>> begin

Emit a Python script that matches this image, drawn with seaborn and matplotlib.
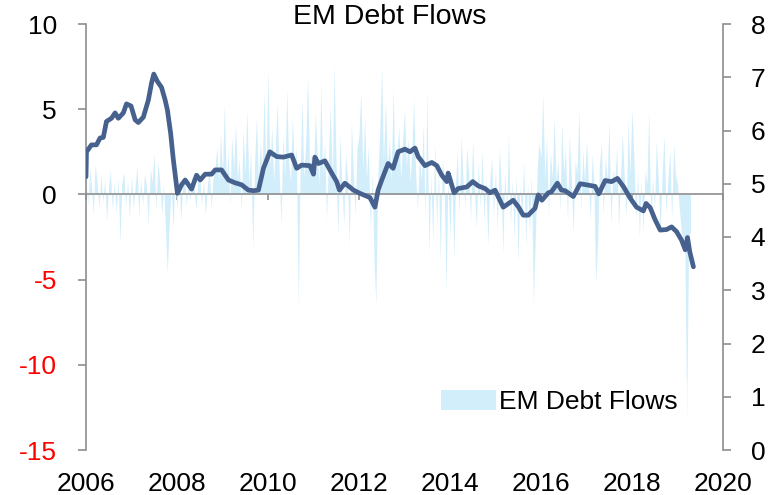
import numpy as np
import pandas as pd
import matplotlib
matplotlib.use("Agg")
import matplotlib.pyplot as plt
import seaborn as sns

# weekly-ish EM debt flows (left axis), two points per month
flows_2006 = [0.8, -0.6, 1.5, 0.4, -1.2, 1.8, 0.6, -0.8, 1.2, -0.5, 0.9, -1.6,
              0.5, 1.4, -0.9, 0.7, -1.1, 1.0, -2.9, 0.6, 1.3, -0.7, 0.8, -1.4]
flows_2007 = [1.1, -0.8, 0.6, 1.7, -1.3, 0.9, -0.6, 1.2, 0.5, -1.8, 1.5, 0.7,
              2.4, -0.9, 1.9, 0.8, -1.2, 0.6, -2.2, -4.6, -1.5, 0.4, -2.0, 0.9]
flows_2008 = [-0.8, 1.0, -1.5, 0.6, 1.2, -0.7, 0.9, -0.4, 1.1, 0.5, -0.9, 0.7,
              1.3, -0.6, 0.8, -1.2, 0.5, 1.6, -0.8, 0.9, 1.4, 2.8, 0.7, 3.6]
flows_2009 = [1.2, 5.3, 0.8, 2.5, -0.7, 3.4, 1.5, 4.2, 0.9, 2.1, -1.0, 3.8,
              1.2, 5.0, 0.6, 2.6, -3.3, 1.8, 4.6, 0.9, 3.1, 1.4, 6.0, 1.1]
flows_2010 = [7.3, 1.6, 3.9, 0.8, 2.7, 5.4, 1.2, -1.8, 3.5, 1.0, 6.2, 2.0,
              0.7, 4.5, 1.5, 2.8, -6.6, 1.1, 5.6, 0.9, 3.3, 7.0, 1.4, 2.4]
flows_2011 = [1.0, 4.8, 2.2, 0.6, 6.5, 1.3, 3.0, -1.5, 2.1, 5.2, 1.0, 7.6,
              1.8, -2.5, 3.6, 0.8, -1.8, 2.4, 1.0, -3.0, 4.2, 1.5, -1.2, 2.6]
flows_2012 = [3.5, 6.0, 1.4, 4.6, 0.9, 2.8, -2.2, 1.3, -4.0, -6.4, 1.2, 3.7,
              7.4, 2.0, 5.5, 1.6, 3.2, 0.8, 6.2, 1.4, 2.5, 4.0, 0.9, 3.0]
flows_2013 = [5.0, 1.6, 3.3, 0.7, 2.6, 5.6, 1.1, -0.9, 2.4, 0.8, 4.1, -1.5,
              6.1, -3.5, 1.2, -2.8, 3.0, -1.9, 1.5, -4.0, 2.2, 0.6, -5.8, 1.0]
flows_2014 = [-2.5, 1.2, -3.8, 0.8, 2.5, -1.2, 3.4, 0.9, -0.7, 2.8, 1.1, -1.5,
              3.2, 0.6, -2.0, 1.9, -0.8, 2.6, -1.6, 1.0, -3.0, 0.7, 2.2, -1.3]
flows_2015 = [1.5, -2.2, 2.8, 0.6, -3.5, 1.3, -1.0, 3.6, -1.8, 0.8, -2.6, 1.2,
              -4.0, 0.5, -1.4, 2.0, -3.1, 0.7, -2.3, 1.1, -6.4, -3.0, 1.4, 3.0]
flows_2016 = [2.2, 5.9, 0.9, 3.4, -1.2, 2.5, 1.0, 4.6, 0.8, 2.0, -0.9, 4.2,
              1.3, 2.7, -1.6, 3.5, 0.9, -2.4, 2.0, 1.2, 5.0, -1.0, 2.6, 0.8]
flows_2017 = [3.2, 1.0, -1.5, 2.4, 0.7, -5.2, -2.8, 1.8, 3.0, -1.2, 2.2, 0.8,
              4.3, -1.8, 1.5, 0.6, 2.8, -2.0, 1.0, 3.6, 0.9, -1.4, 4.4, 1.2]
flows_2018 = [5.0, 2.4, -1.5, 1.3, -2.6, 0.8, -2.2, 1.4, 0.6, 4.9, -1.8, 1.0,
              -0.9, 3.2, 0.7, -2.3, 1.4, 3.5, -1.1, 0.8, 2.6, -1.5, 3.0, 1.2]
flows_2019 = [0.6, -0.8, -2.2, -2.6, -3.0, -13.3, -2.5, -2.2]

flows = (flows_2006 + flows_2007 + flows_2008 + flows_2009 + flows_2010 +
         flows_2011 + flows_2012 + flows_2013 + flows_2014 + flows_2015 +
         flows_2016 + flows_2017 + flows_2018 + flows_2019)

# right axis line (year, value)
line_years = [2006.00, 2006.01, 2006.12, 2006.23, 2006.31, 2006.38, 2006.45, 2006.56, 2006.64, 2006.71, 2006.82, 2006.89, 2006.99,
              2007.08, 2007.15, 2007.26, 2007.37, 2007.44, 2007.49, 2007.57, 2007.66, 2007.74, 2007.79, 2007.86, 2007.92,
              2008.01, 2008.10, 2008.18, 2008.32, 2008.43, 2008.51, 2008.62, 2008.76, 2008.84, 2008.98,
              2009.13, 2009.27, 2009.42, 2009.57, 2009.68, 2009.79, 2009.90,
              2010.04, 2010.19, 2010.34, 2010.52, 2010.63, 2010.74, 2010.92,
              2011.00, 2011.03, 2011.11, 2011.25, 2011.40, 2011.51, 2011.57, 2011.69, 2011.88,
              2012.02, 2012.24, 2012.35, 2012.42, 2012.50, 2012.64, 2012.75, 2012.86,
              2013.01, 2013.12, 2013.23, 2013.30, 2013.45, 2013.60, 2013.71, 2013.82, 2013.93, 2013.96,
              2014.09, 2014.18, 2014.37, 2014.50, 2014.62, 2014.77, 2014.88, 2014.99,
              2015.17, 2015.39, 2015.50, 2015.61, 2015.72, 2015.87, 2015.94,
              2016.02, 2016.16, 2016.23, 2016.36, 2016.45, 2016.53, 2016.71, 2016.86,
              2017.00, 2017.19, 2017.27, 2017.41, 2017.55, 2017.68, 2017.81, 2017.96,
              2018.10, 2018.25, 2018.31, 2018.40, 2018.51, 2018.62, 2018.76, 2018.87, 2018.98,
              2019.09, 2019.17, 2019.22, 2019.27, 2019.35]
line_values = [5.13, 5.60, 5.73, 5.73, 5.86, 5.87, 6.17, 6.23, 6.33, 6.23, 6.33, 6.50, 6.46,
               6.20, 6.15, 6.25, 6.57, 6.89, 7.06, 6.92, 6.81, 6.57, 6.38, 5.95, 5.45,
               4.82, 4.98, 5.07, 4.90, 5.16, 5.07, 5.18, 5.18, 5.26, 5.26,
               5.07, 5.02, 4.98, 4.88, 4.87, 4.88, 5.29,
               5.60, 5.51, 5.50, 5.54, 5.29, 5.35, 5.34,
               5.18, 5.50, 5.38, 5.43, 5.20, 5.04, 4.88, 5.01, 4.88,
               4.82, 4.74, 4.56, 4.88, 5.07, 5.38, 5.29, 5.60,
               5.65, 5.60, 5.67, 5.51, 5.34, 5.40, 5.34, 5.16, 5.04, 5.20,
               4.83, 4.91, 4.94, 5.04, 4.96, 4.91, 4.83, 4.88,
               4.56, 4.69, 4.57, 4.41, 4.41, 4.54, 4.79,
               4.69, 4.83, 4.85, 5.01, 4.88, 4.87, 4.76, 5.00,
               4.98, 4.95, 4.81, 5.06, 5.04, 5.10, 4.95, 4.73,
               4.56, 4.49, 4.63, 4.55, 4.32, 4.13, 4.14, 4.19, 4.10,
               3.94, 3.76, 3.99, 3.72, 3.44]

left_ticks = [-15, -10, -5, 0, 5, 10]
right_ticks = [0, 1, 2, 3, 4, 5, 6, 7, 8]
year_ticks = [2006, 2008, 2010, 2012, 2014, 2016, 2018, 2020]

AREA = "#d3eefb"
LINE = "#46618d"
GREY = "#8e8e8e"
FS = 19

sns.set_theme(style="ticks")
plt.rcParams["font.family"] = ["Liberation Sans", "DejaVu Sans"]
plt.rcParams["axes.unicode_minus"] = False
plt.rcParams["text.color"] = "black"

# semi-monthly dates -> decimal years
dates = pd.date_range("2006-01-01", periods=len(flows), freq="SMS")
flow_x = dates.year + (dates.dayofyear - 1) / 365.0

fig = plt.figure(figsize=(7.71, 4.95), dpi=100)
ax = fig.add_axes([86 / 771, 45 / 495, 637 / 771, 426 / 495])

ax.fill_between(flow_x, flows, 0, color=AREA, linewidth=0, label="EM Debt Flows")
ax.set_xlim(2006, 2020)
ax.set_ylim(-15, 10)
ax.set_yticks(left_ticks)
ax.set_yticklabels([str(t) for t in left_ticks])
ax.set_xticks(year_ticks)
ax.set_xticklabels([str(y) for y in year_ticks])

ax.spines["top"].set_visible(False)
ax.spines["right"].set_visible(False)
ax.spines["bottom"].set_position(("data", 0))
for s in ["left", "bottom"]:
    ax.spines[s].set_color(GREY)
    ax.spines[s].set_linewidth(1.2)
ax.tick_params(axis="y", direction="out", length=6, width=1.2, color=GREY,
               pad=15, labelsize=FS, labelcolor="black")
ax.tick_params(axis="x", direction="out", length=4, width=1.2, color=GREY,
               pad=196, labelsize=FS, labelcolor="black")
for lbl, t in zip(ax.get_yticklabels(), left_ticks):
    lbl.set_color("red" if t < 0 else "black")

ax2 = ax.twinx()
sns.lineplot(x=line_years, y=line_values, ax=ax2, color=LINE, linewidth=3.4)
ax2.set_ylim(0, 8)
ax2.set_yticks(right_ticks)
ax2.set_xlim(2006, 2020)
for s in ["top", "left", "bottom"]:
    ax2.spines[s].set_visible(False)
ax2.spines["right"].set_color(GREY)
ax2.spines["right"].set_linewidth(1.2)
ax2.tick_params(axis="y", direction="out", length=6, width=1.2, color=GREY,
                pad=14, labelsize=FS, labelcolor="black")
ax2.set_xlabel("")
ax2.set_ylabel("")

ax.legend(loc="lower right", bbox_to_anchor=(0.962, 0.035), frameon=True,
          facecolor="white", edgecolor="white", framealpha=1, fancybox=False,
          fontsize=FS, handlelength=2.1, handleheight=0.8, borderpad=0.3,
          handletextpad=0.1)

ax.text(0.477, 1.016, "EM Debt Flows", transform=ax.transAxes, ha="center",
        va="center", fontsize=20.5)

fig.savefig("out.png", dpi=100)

>> end

## To be done
Reproduce only the lines from the beginning of the data through the line that contains "import seaborn as sns", both included, and please drop the pictures.

## Answer to this problem
Emit a Python script that matches this image, drawn with seaborn and matplotlib.
import numpy as np
import pandas as pd
import matplotlib
matplotlib.use("Agg")
import matplotlib.pyplot as plt
import seaborn as sns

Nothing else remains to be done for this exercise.